I congratulate you, members of the legal profession, who have received instruments of commission appointing you Senior Counsel this year.

The parchment with which you have been presented may fade with age but the honour which it represents will fortify your profession. Your preferment will enrich your practice with the passage of time. Public approbation will strengthen public trust and confidence in the legal system. Silk may become threadbare but scholarship will never perish.

The conferral of the title – Senior Counsel – is a proud tradition reserved for members of an honourable profession who have distinguished themselves as being ‘…learned in the law.’ This honour, historically, has been bestowed in some jurisdictions for more than four centuries, beginning in 1597 when the first person was appointed Queen’s Counsel by the sovereign – the Queen of England and Ireland.

The title accorded prestige and privileges to its awardees. Queen’s Counsel and King’s Counsel, initially, functioned as legal advisers to the sovereign. They enjoyed precedence in court, were inducted into the inner Bar and were entitled to all the benefits which such status attracted and, most prettily, to be robed in silk of a special design.

The title was adopted by many of the British Colonies, Dominions and Commonwealth states. It was rebranded in many Commonwealth Republics as Senior Counsel, Senior Advocate, State Counsel or President’s Counsel.

The conferral of the honour, traditionally, was exclusively a royal prerogative. The authority for making such honours is vested, almost invariably, in Heads of State.

The Constitution and laws of Guyana do not prescribe how Senior Counsel are to be appointed. The prerogative of preferment in this Republic is reposed, by practice, exclusively in the President.

The title of Senior Counsel is not a personal favour or a political reward but, rather, is conferred on the basis of merit and is uncontaminated by arbitrariness or capriciousness.
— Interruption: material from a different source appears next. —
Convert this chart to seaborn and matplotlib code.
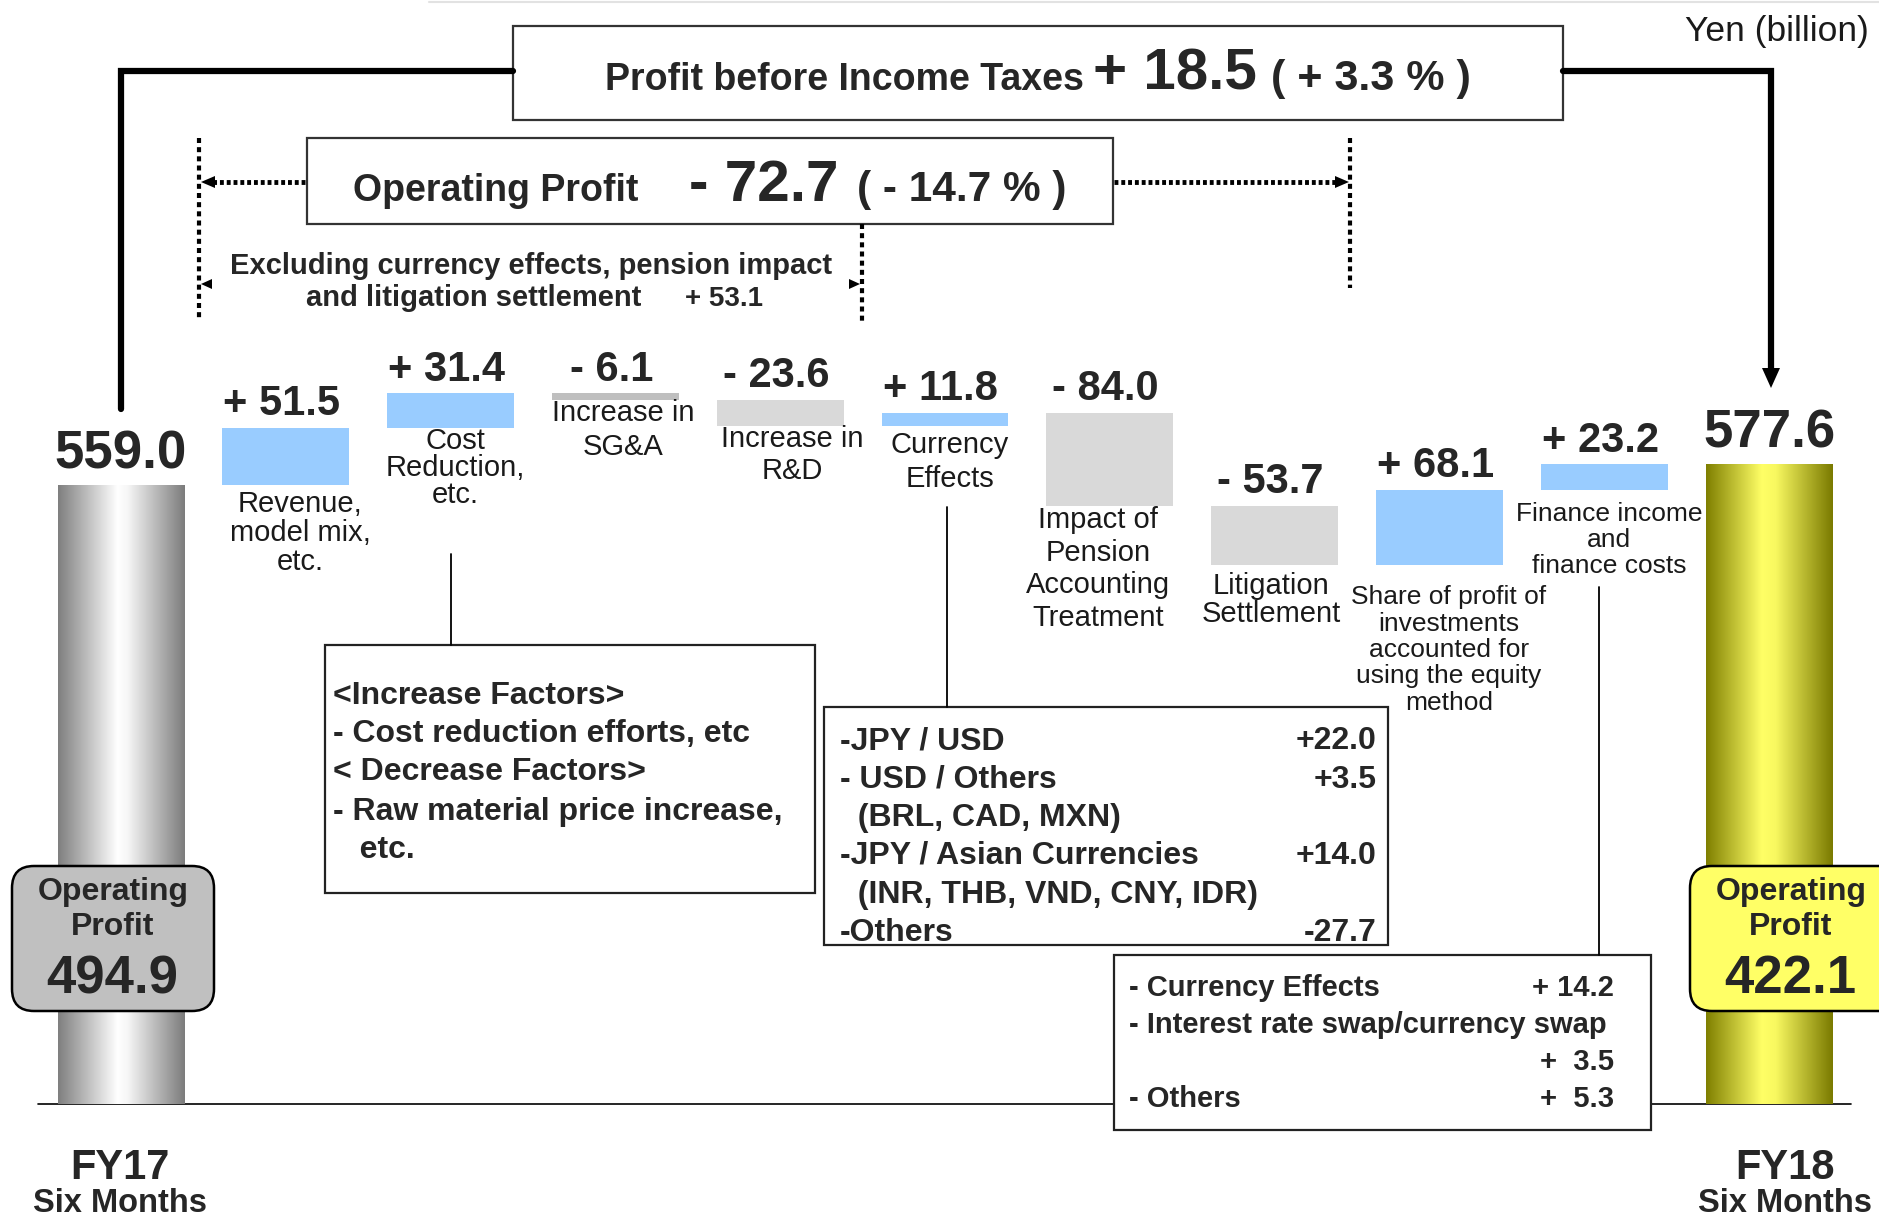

The eminent women and men before you today deserve the designation of Senior Counsel by virtue of their erudition, experience and expertise.

The honour of Senior Counsel though not formally a part of our national honours system – which is governed by its own Constitution of the Orders of Guyana – is a national symbol, alongside other national symbols. The honour of Senior Counsel defines our national identity and is a professional badge that distinguishes attorneys of erudition, experience and expertise.

The President is the trustee of the traditions which sustain society.
– It is my obligation, not an option, to respect our national honours system.
– It is my duty to pay respect to those to whom respect is due.

– It is my duty to promote greater respect for our legal system.
– It is my duty to ensure that the conferment of the title of Senior Counsel would be made annually with regularity and consistency.

Failure to confer these awards would constitute a dereliction of these duties. This ceremony must remain a convention of good government. It must be part of the culture of a good society. It must become a custom of your profession.

The conferral of the honour of Senior Counsel has become balanced. Three women who are ‘…learned in the law.’ were conferred with the title in 2017 – the first time in our history that women were so recognized. Another outstanding female attorney-at law was appointed a Senior Counsel last year. This year we honour two eminent female members of the profession.

The conferral of the honour of Senior Counsel will not lapse under my Presidency. The award, prior to its re-introduction in January 2017, was conferred rarely and irregularly in the preceding three decades. It has now become annual.

The nation encourages you to continue, through precept and practice, to serve your country, your clients and your profession.

The nation is proud of you all. Your preferment is a public acknowledgment of your exertions over a long period of time.

The nation celebrates your achievements. I congratulate you for your sterling service.